Plotting code records
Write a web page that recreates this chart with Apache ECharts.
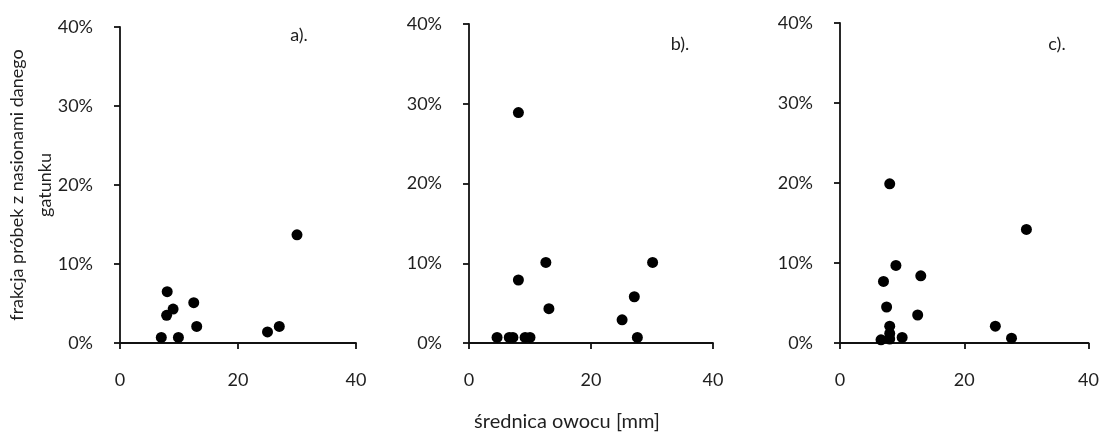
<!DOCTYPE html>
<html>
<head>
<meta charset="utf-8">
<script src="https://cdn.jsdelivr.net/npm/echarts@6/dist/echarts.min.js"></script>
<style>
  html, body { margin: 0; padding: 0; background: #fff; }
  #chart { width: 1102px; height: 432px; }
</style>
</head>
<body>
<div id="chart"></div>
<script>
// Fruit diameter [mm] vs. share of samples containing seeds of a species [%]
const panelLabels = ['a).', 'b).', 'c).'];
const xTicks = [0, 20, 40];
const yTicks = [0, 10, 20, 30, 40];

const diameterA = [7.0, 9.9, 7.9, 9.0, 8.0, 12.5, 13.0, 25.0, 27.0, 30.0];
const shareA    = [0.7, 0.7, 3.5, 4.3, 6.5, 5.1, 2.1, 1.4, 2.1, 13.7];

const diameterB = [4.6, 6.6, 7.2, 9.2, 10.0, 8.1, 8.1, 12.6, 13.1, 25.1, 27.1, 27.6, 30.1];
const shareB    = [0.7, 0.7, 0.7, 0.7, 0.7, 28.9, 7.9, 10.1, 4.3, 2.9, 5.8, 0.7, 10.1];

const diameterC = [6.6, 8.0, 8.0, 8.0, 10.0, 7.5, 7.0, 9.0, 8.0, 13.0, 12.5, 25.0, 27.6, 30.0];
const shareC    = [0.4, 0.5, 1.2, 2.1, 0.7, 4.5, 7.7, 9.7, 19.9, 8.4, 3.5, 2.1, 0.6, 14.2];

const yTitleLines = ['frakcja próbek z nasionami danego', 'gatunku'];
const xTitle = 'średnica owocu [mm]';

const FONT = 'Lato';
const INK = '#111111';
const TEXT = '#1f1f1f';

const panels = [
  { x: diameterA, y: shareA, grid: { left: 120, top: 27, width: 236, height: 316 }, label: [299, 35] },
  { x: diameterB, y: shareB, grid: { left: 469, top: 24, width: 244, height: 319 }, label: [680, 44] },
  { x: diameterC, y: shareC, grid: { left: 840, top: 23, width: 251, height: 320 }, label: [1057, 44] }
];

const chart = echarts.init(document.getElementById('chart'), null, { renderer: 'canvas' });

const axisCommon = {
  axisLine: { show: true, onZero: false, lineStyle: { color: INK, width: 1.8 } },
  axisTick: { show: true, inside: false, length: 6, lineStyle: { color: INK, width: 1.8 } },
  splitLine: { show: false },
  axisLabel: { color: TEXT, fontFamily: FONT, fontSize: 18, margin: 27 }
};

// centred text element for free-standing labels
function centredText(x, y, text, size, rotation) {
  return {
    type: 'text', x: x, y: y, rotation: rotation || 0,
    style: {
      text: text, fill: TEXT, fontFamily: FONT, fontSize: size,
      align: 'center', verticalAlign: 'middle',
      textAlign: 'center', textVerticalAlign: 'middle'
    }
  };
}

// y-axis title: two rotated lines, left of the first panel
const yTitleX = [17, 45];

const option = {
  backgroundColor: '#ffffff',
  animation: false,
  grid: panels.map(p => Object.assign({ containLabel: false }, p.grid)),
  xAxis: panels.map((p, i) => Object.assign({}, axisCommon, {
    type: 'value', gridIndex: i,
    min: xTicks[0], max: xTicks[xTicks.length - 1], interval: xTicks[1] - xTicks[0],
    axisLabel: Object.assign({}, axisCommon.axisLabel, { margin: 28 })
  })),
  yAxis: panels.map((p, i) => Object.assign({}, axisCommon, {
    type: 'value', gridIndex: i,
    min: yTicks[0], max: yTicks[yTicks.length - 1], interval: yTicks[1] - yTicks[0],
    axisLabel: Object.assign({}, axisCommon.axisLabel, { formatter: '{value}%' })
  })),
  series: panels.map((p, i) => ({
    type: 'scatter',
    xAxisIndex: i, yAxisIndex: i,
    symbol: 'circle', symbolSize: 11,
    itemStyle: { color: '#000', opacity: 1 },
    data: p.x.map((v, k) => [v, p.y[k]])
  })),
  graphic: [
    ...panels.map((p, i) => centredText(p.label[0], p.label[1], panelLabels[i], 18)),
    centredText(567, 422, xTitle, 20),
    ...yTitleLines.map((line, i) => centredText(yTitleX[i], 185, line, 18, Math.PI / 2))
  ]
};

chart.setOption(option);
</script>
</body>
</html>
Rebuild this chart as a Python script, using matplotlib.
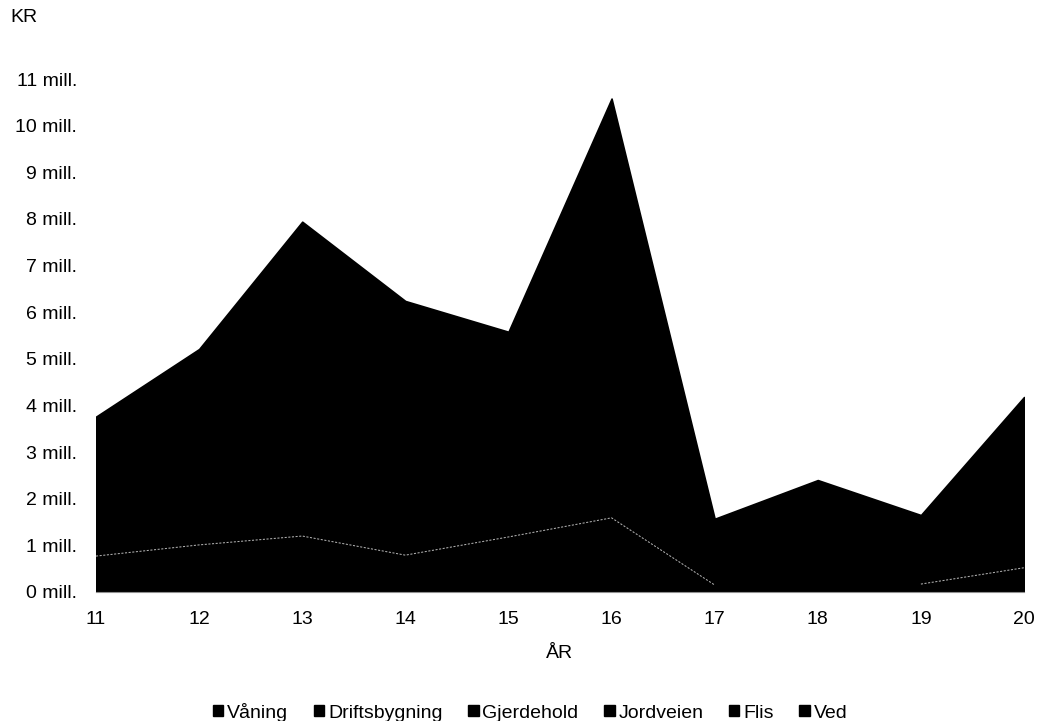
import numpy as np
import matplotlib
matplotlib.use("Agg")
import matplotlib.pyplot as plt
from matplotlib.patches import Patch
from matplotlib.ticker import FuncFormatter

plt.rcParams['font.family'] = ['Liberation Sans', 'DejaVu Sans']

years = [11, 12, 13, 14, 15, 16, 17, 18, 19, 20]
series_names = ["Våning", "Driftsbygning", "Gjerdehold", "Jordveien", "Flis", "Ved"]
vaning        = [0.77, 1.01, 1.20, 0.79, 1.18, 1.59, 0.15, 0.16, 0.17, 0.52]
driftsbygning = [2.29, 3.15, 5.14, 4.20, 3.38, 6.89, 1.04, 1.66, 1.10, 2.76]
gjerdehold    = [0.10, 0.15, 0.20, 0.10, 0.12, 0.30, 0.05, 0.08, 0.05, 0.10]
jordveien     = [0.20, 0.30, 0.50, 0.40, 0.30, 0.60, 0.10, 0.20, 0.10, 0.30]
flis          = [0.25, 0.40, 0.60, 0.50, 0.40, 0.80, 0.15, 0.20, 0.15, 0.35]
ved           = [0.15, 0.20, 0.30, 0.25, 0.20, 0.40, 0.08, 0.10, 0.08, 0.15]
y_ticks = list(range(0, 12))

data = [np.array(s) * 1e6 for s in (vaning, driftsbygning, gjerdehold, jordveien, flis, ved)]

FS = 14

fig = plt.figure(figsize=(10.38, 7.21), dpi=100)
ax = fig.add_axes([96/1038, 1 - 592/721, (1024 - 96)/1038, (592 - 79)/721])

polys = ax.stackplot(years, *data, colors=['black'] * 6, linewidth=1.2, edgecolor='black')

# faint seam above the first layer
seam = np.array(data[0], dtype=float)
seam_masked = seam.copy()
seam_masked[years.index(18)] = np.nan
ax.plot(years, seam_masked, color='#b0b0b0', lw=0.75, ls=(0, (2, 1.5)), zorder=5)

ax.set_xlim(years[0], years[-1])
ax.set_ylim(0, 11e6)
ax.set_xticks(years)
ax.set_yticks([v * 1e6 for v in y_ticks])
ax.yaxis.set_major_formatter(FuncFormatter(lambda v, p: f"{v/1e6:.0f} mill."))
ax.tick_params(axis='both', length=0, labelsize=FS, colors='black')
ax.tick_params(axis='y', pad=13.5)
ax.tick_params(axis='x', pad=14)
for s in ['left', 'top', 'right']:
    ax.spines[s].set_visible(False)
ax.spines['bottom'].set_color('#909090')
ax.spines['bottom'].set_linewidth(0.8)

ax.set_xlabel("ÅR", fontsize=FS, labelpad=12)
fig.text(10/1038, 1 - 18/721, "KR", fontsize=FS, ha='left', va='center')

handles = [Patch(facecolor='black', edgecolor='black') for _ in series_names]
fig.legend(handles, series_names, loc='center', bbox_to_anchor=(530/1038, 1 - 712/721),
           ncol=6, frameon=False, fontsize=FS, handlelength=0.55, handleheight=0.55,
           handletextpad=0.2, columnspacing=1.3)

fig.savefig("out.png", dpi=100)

### REQUEST
Give back all entries exactly. No pictures belong in the copy.

### FINISHED TASK
Write a web page that recreates this chart with Apache ECharts.
<!DOCTYPE html>
<html>
<head>
<meta charset="utf-8">
<script src="https://cdn.jsdelivr.net/npm/echarts@6/dist/echarts.min.js"></script>
<style>
  html, body { margin: 0; padding: 0; background: #fff; }
  #chart { width: 1102px; height: 432px; }
</style>
</head>
<body>
<div id="chart"></div>
<script>
// Fruit diameter [mm] vs. share of samples containing seeds of a species [%]
const panelLabels = ['a).', 'b).', 'c).'];
const xTicks = [0, 20, 40];
const yTicks = [0, 10, 20, 30, 40];

const diameterA = [7.0, 9.9, 7.9, 9.0, 8.0, 12.5, 13.0, 25.0, 27.0, 30.0];
const shareA    = [0.7, 0.7, 3.5, 4.3, 6.5, 5.1, 2.1, 1.4, 2.1, 13.7];

const diameterB = [4.6, 6.6, 7.2, 9.2, 10.0, 8.1, 8.1, 12.6, 13.1, 25.1, 27.1, 27.6, 30.1];
const shareB    = [0.7, 0.7, 0.7, 0.7, 0.7, 28.9, 7.9, 10.1, 4.3, 2.9, 5.8, 0.7, 10.1];

const diameterC = [6.6, 8.0, 8.0, 8.0, 10.0, 7.5, 7.0, 9.0, 8.0, 13.0, 12.5, 25.0, 27.6, 30.0];
const shareC    = [0.4, 0.5, 1.2, 2.1, 0.7, 4.5, 7.7, 9.7, 19.9, 8.4, 3.5, 2.1, 0.6, 14.2];

const yTitleLines = ['frakcja próbek z nasionami danego', 'gatunku'];
const xTitle = 'średnica owocu [mm]';

const FONT = 'Lato';
const INK = '#111111';
const TEXT = '#1f1f1f';

const panels = [
  { x: diameterA, y: shareA, grid: { left: 120, top: 27, width: 236, height: 316 }, label: [299, 35] },
  { x: diameterB, y: shareB, grid: { left: 469, top: 24, width: 244, height: 319 }, label: [680, 44] },
  { x: diameterC, y: shareC, grid: { left: 840, top: 23, width: 251, height: 320 }, label: [1057, 44] }
];

const chart = echarts.init(document.getElementById('chart'), null, { renderer: 'canvas' });

const axisCommon = {
  axisLine: { show: true, onZero: false, lineStyle: { color: INK, width: 1.8 } },
  axisTick: { show: true, inside: false, length: 6, lineStyle: { color: INK, width: 1.8 } },
  splitLine: { show: false },
  axisLabel: { color: TEXT, fontFamily: FONT, fontSize: 18, margin: 27 }
};

// centred text element for free-standing labels
function centredText(x, y, text, size, rotation) {
  return {
    type: 'text', x: x, y: y, rotation: rotation || 0,
    style: {
      text: text, fill: TEXT, fontFamily: FONT, fontSize: size,
      align: 'center', verticalAlign: 'middle',
      textAlign: 'center', textVerticalAlign: 'middle'
    }
  };
}

// y-axis title: two rotated lines, left of the first panel
const yTitleX = [17, 45];

const option = {
  backgroundColor: '#ffffff',
  animation: false,
  grid: panels.map(p => Object.assign({ containLabel: false }, p.grid)),
  xAxis: panels.map((p, i) => Object.assign({}, axisCommon, {
    type: 'value', gridIndex: i,
    min: xTicks[0], max: xTicks[xTicks.length - 1], interval: xTicks[1] - xTicks[0],
    axisLabel: Object.assign({}, axisCommon.axisLabel, { margin: 28 })
  })),
  yAxis: panels.map((p, i) => Object.assign({}, axisCommon, {
    type: 'value', gridIndex: i,
    min: yTicks[0], max: yTicks[yTicks.length - 1], interval: yTicks[1] - yTicks[0],
    axisLabel: Object.assign({}, axisCommon.axisLabel, { formatter: '{value}%' })
  })),
  series: panels.map((p, i) => ({
    type: 'scatter',
    xAxisIndex: i, yAxisIndex: i,
    symbol: 'circle', symbolSize: 11,
    itemStyle: { color: '#000', opacity: 1 },
    data: p.x.map((v, k) => [v, p.y[k]])
  })),
  graphic: [
    ...panels.map((p, i) => centredText(p.label[0], p.label[1], panelLabels[i], 18)),
    centredText(567, 422, xTitle, 20),
    ...yTitleLines.map((line, i) => centredText(yTitleX[i], 185, line, 18, Math.PI / 2))
  ]
};

chart.setOption(option);
</script>
</body>
</html>
Rebuild this chart as a Python script, using matplotlib.
import numpy as np
import matplotlib
matplotlib.use("Agg")
import matplotlib.pyplot as plt
from matplotlib.patches import Patch
from matplotlib.ticker import FuncFormatter

plt.rcParams['font.family'] = ['Liberation Sans', 'DejaVu Sans']

years = [11, 12, 13, 14, 15, 16, 17, 18, 19, 20]
series_names = ["Våning", "Driftsbygning", "Gjerdehold", "Jordveien", "Flis", "Ved"]
vaning        = [0.77, 1.01, 1.20, 0.79, 1.18, 1.59, 0.15, 0.16, 0.17, 0.52]
driftsbygning = [2.29, 3.15, 5.14, 4.20, 3.38, 6.89, 1.04, 1.66, 1.10, 2.76]
gjerdehold    = [0.10, 0.15, 0.20, 0.10, 0.12, 0.30, 0.05, 0.08, 0.05, 0.10]
jordveien     = [0.20, 0.30, 0.50, 0.40, 0.30, 0.60, 0.10, 0.20, 0.10, 0.30]
flis          = [0.25, 0.40, 0.60, 0.50, 0.40, 0.80, 0.15, 0.20, 0.15, 0.35]
ved           = [0.15, 0.20, 0.30, 0.25, 0.20, 0.40, 0.08, 0.10, 0.08, 0.15]
y_ticks = list(range(0, 12))

data = [np.array(s) * 1e6 for s in (vaning, driftsbygning, gjerdehold, jordveien, flis, ved)]

FS = 14

fig = plt.figure(figsize=(10.38, 7.21), dpi=100)
ax = fig.add_axes([96/1038, 1 - 592/721, (1024 - 96)/1038, (592 - 79)/721])

polys = ax.stackplot(years, *data, colors=['black'] * 6, linewidth=1.2, edgecolor='black')

# faint seam above the first layer
seam = np.array(data[0], dtype=float)
seam_masked = seam.copy()
seam_masked[years.index(18)] = np.nan
ax.plot(years, seam_masked, color='#b0b0b0', lw=0.75, ls=(0, (2, 1.5)), zorder=5)

ax.set_xlim(years[0], years[-1])
ax.set_ylim(0, 11e6)
ax.set_xticks(years)
ax.set_yticks([v * 1e6 for v in y_ticks])
ax.yaxis.set_major_formatter(FuncFormatter(lambda v, p: f"{v/1e6:.0f} mill."))
ax.tick_params(axis='both', length=0, labelsize=FS, colors='black')
ax.tick_params(axis='y', pad=13.5)
ax.tick_params(axis='x', pad=14)
for s in ['left', 'top', 'right']:
    ax.spines[s].set_visible(False)
ax.spines['bottom'].set_color('#909090')
ax.spines['bottom'].set_linewidth(0.8)

ax.set_xlabel("ÅR", fontsize=FS, labelpad=12)
fig.text(10/1038, 1 - 18/721, "KR", fontsize=FS, ha='left', va='center')

handles = [Patch(facecolor='black', edgecolor='black') for _ in series_names]
fig.legend(handles, series_names, loc='center', bbox_to_anchor=(530/1038, 1 - 712/721),
           ncol=6, frameon=False, fontsize=FS, handlelength=0.55, handleheight=0.55,
           handletextpad=0.2, columnspacing=1.3)

fig.savefig("out.png", dpi=100)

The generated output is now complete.